2. The majority of adverse events were taste-related and mild to moderate in severity.
Evidence Rating Level: 1 (Excellent)
Study Rundown: Chronic cough affects 5-10% of people worldwide. Although current guidelines recommend treating the underlying cause, refractory and unexplained cough is a common phenomenon. Gefapixant, a P2X3 receptor antagonist, may reduce chronic cough by blocking receptors involved in the cough reflex, although current evidence is limited. This study combines findings from two randomized, placebo-controlled, phase 3 trials (COUGH-1 and COUGH-2) to assess the safety and efficacy of gefapixant in patients with refractory or unexplained cough (lasting > 8 weeks). Patients were randomly assigned to one of three groups (placebo, gefapixant 15 mg BID, and gefapixant 45 mg BID) and treated for 12 (COUGH-1) or 24 (COUGH-2) weeks. The primary outcome was mean change in 24-h cough frequency, while key secondary outcomes included mean change in awake cough frequency and a 30% reduction in 24-h cough frequency. According to study results, high dose gefapixant showed significant reductions in daily cough frequency, compared to placebo, at 12 and 24-weeks.
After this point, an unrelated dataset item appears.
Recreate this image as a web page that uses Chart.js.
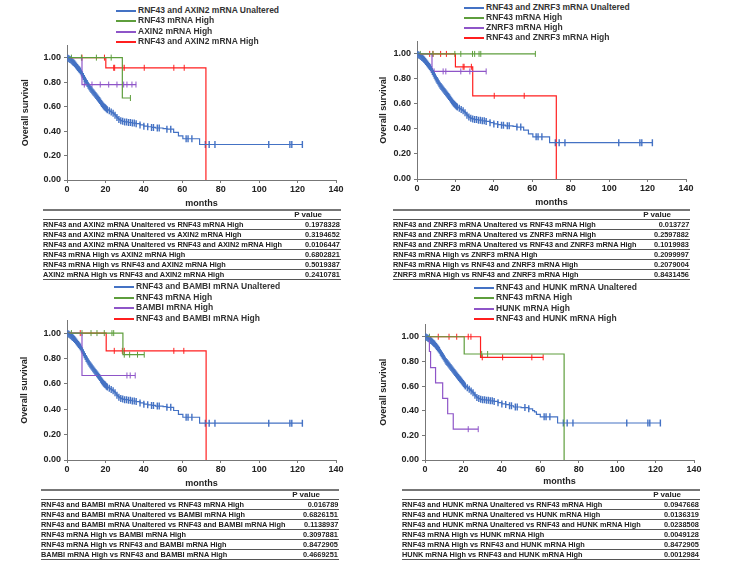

However, this was not the same for low dose gefapixant. A limitation of this study is that it was performed on older adults and did not include children below 18 years of age. It would be interesting to see how findings from this study would translate to the pediatric population.
In-depth [randomized-controlled trial]: Between Mar 14, 2018, and Jul 26, 2019, 1073 (COUGH-1) and 2007 (COUGH-2) patients were screened for eligibility across 20+ countries. Included were those ≥18 years of age with recurrent or unexplained cough for at least 12 months. Altogether, 730 patients in COUGH-1 (243 to placebo, 244 to gefapixant 15 mg, and 243 to gefapixant 45 mg) and 1314 patients in COUGH-2 (435 to placebo, 440 to gefapixant 15 mg, and 439 to gefapixant 45 mg) were included in the analysis. Among enrolled patients, mean age was 59.0 years (standard deviation [SD] 12.6) in COUGH-1 and 58.1 years (SD 12.1) in COUGH-2, and the majority were female. The primary outcome of reduction in 24-h cough frequency was significantly greater in the gefapixant 45 mg group compared to placebo at 12 weeks (mean change 18.5%, 95% confidence interval [CI] 0.9-32.9, p=0.041) and 24 weeks (14.6%, 95% CI 1.426.1, p=0.031). However, this was not the case for gefapixant 15 mg compared to placebo. Gefapixant was generally safe and tolerable, with adverse events affecting 79.2% (578 of 730) of patients in COUGH-1 and 85.3% (1121 of 1314) of patients in COUGH-2. Majority of adverse events were taste-related and mild to moderate in severity. Overall, findings from this study suggest that gefapixant 45 mg may play a role in mitigating refractory or unexplained chronic cough.